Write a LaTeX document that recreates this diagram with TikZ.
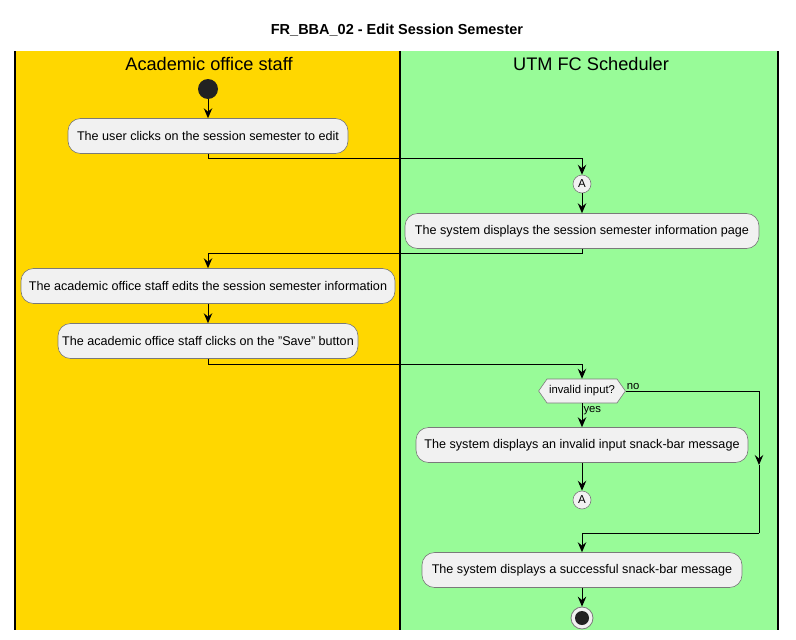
\documentclass[tikz,border=0pt]{standalone}
\usepackage{fontspec}
\setmainfont{Liberation Sans}
\usetikzlibrary{arrows.meta,positioning,shapes.misc,shapes.symbols}
\definecolor{laneA}{HTML}{FFD700}
\definecolor{laneB}{HTML}{98FB98}
\definecolor{boxfill}{HTML}{F1F1F1}
\definecolor{boxline}{HTML}{7A7A7A}
\definecolor{dark}{HTML}{222222}
\tikzset{
  actbox/.style={draw=boxline, fill=boxfill, rounded corners=12.5pt, minimum height=35pt,
    inner xsep=4pt, font=\fontsize{12.6}{14}\selectfont, line width=0.6pt},
  conn/.style={circle, draw=boxline, fill=boxfill, minimum size=18pt, inner sep=0pt,
    font=\fontsize{11.5}{13}\selectfont, line width=0.6pt},
  arr/.style={draw=black, line width=1pt, -{Stealth[length=10pt,width=8.5pt,inset=3.5pt]}},
  ln/.style={draw=black, line width=1pt},
  lbl/.style={font=\fontsize{11.3}{13}\selectfont, inner sep=1pt},
  lanehead/.style={font=\fontsize{18.2}{20}\selectfont},
  lanebar/.style={draw=black, line width=1.5pt}
}
\begin{document}
\begin{tikzpicture}[x=1pt,y=-1pt]
\useasboundingbox (0,0) rectangle (796,640);
% lanes
\fill[laneA] (15,51) rectangle (400,630);
\fill[laneB] (400,51) rectangle (778,630);
\draw[lanebar] (15,51) -- (15,630);
\draw[lanebar] (400,51) -- (400,630);
\draw[lanebar] (778,51) -- (778,630);
% title and headers
\node[font=\bfseries\fontsize{14.5}{16}\selectfont] (title) at (397,30) {FR\_BBA\_02 - Edit Session Semester};
\node[lanehead] (hA) at (209,64) {Academic office staff};
\node[lanehead] (hB) at (591,64) {UTM FC Scheduler};
% nodes
\node[circle, fill=dark, minimum size=20pt, inner sep=0pt] (start) at (208,89) {};
\node[actbox, minimum width=280pt] (b1) at (208,136) {The user clicks on the session semester to edit};
\node[conn] (a1) at (582,184) {A};
\node[actbox, minimum width=354pt] (b2) at (582,231) {The system displays the session semester information page};
\node[actbox, minimum width=374pt] (b3) at (208,286) {The academic office staff edits the session semester information};
\node[actbox, minimum width=300pt] (b4) at (208,341) {The academic office staff clicks on the "Save" button};
\node[signal, signal to=west and east, signal pointer angle=110, draw=boxline, fill=boxfill,
  minimum height=24pt, minimum width=85pt, inner xsep=2pt, inner ysep=0pt,
  font=\fontsize{11.3}{13}\selectfont, line width=0.6pt] (dia) at (582,391) {invalid input?};
\node[actbox, minimum width=332pt] (b5) at (582,445) {The system displays an invalid input snack-bar message};
\node[conn] (a2) at (582,500) {A};
\node[actbox, minimum width=320pt] (b6) at (582,570) {The system displays a successful snack-bar message};
\node[circle, draw=boxline, fill=boxfill, minimum size=22pt, inner sep=0pt, line width=0.8pt] (stop) at (582,618) {};
\node[circle, fill=dark, minimum size=14pt, inner sep=0pt] (stopin) at (582,618) {};
% helper coordinates
\coordinate (j1) at (208,158);
\coordinate (j2) at (582,253);
\coordinate (j3) at (208,364);
\coordinate (n1) at (759,465);
\coordinate (n2) at (759,533);
% connectors
\draw[arr] (start) -- (b1);
\draw[arr] (b1.south) -- (j1) -| (a1.north);
\draw[arr] (a1) -- (b2);
\draw[arr] (b2.south) -- (j2) -| (b3.north);
\draw[arr] (b3) -- (b4);
\draw[arr] (b4.south) -- (j3) -| (dia.north);
\draw[arr] (dia.south) -- node[lbl, anchor=west, pos=0.3] {yes} (b5.north);
\draw[arr] (dia.east) -| (n1);
\node[lbl, anchor=south west] (nolbl) at (dia.east) {no};
\draw[ln] (n1) -- (n2);
\draw[arr] (n2) -| (b6.north);
\draw[arr] (b5) -- (a2);
\draw[arr] (b6) -- (stop);
\end{tikzpicture}
\end{document}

WHAT THE EXERCISE ASKS:
The material above holds pictures; copy everything else in it exactly.

SOLUTION TO THIS EXERCISE:
Write a LaTeX document that recreates this diagram with TikZ.
\documentclass[tikz,border=0pt]{standalone}
\usepackage{fontspec}
\setmainfont{Liberation Sans}
\usetikzlibrary{arrows.meta,positioning,shapes.misc,shapes.symbols}
\definecolor{laneA}{HTML}{FFD700}
\definecolor{laneB}{HTML}{98FB98}
\definecolor{boxfill}{HTML}{F1F1F1}
\definecolor{boxline}{HTML}{7A7A7A}
\definecolor{dark}{HTML}{222222}
\tikzset{
  actbox/.style={draw=boxline, fill=boxfill, rounded corners=12.5pt, minimum height=35pt,
    inner xsep=4pt, font=\fontsize{12.6}{14}\selectfont, line width=0.6pt},
  conn/.style={circle, draw=boxline, fill=boxfill, minimum size=18pt, inner sep=0pt,
    font=\fontsize{11.5}{13}\selectfont, line width=0.6pt},
  arr/.style={draw=black, line width=1pt, -{Stealth[length=10pt,width=8.5pt,inset=3.5pt]}},
  ln/.style={draw=black, line width=1pt},
  lbl/.style={font=\fontsize{11.3}{13}\selectfont, inner sep=1pt},
  lanehead/.style={font=\fontsize{18.2}{20}\selectfont},
  lanebar/.style={draw=black, line width=1.5pt}
}
\begin{document}
\begin{tikzpicture}[x=1pt,y=-1pt]
\useasboundingbox (0,0) rectangle (796,640);
% lanes
\fill[laneA] (15,51) rectangle (400,630);
\fill[laneB] (400,51) rectangle (778,630);
\draw[lanebar] (15,51) -- (15,630);
\draw[lanebar] (400,51) -- (400,630);
\draw[lanebar] (778,51) -- (778,630);
% title and headers
\node[font=\bfseries\fontsize{14.5}{16}\selectfont] (title) at (397,30) {FR\_BBA\_02 - Edit Session Semester};
\node[lanehead] (hA) at (209,64) {Academic office staff};
\node[lanehead] (hB) at (591,64) {UTM FC Scheduler};
% nodes
\node[circle, fill=dark, minimum size=20pt, inner sep=0pt] (start) at (208,89) {};
\node[actbox, minimum width=280pt] (b1) at (208,136) {The user clicks on the session semester to edit};
\node[conn] (a1) at (582,184) {A};
\node[actbox, minimum width=354pt] (b2) at (582,231) {The system displays the session semester information page};
\node[actbox, minimum width=374pt] (b3) at (208,286) {The academic office staff edits the session semester information};
\node[actbox, minimum width=300pt] (b4) at (208,341) {The academic office staff clicks on the "Save" button};
\node[signal, signal to=west and east, signal pointer angle=110, draw=boxline, fill=boxfill,
  minimum height=24pt, minimum width=85pt, inner xsep=2pt, inner ysep=0pt,
  font=\fontsize{11.3}{13}\selectfont, line width=0.6pt] (dia) at (582,391) {invalid input?};
\node[actbox, minimum width=332pt] (b5) at (582,445) {The system displays an invalid input snack-bar message};
\node[conn] (a2) at (582,500) {A};
\node[actbox, minimum width=320pt] (b6) at (582,570) {The system displays a successful snack-bar message};
\node[circle, draw=boxline, fill=boxfill, minimum size=22pt, inner sep=0pt, line width=0.8pt] (stop) at (582,618) {};
\node[circle, fill=dark, minimum size=14pt, inner sep=0pt] (stopin) at (582,618) {};
% helper coordinates
\coordinate (j1) at (208,158);
\coordinate (j2) at (582,253);
\coordinate (j3) at (208,364);
\coordinate (n1) at (759,465);
\coordinate (n2) at (759,533);
% connectors
\draw[arr] (start) -- (b1);
\draw[arr] (b1.south) -- (j1) -| (a1.north);
\draw[arr] (a1) -- (b2);
\draw[arr] (b2.south) -- (j2) -| (b3.north);
\draw[arr] (b3) -- (b4);
\draw[arr] (b4.south) -- (j3) -| (dia.north);
\draw[arr] (dia.south) -- node[lbl, anchor=west, pos=0.3] {yes} (b5.north);
\draw[arr] (dia.east) -| (n1);
\node[lbl, anchor=south west] (nolbl) at (dia.east) {no};
\draw[ln] (n1) -- (n2);
\draw[arr] (n2) -| (b6.north);
\draw[arr] (b5) -- (a2);
\draw[arr] (b6) -- (stop);
\end{tikzpicture}
\end{document}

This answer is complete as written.